Assessment literacy matters because standards only work if you can measure them well. With CCSS, you match an assessment to the exact skill the standard names, like evidence-based writing or mathematical reasoning. If the task measures something easier or unrelated, the curriculum is not really aligned, even if the standard is listed on the page.

Equity in Education

CCSS is often discussed as an equity move because it tries to give every school a shared academic floor. That does not erase differences in resources, but it gives curriculum developers a way to check whether all learners get access to grade-level expectations. In this course, equity means looking at who gets rigorous content and who gets watered-down work.

Proficiency-based grading

Proficiency-based grading connects to CCSS because both focus on demonstrated mastery instead of just time spent in class. A standards-based curriculum can use CCSS to define what proficiency looks like, then use grades or rubrics to show whether a learner has reached that level. The link is strongest when the grading criteria match the standard closely.

Are Common Core State Standards on the Curriculum Development exam?

A quiz item or short-answer prompt may give you a curriculum scenario and ask whether it is standards-based, how well it aligns to CCSS, or what needs to change to match the standard. The move is to name the skill the standard targets, then check whether the lesson, activity, and assessment all point to that same skill.

On an essay or case analysis, you might explain how CCSS shifts curriculum design away from coverage and toward depth, sequencing, and measurable outcomes. If you get an example unit, look for evidence of grade-level consistency, text complexity, reasoning, evidence use, or problem solving, depending on the subject area. If the task asks for critique, you can point out a mismatch such as a worksheet that practices facts but never asks for the standard’s higher-level performance.

Common Core State Standards vs Curriculum Framework

CCSS and curriculum framework are related, but they are not the same thing. CCSS is the set of standards, while a curriculum framework is the larger design plan that organizes goals, content, assessment, and instruction. A framework may use CCSS as one ingredient, but it also includes the structure that turns standards into a workable course plan.

Key things to remember about Common Core State Standards

  • Common Core State Standards are grade-level benchmarks for English language arts and math, not a full curriculum.

  • In Curriculum Development, CCSS acts as a planning tool that guides what gets taught, practiced, and assessed.

  • A standards-based curriculum aligns objectives, lessons, and assessments to the same performance target.

  • CCSS pushes courses toward deeper reasoning, evidence, and application instead of simple memorization.
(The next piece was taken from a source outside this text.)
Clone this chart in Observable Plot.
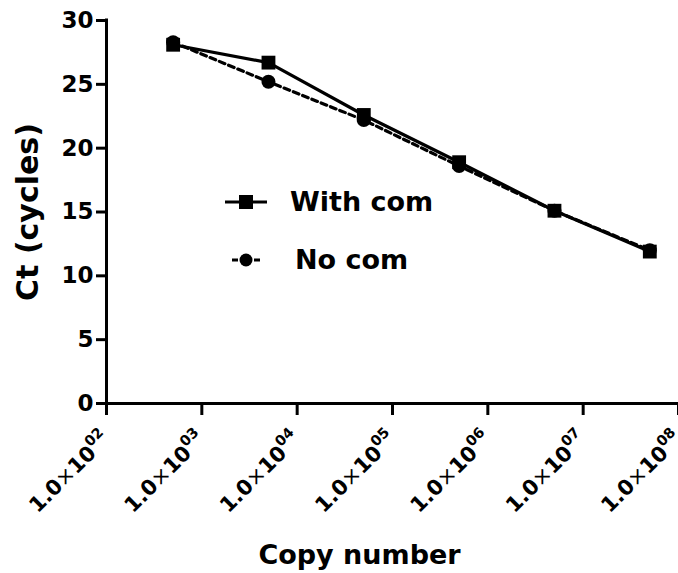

  • If a lesson lists a standard but the task does not measure that skill, the curriculum is only superficially aligned.

Frequently asked questions about Common Core State Standards

What is Common Core State Standards in Curriculum Development?

Common Core State Standards are shared K through 12 benchmarks for English language arts and mathematics. In Curriculum Development, they give curriculum writers a common target for deciding what content belongs at each grade level and what kind of performance counts as mastery.

Is Common Core State Standards the same as a curriculum framework?

No. CCSS are the standards, meaning the specific learning goals, while a curriculum framework is the bigger structure that organizes units, assessments, and instructional choices. A framework may be built around CCSS, but it also includes pacing, sequencing, and design decisions.

How do Common Core State Standards show up in a lesson plan?

You usually see them in the objective, the activity, and the assessment. A lesson might target a reading standard, then ask you to cite evidence from a text and explain your reasoning in writing. That makes the standard visible in both instruction and evaluation.

Why do Common Core State Standards matter for curriculum alignment?

They give you a shared reference for checking whether what is taught matches what is assessed. If a unit says it is teaching argumentative writing but only asks for summary, the alignment is weak. CCSS helps you spot that gap and revise the curriculum so the task matches the standard.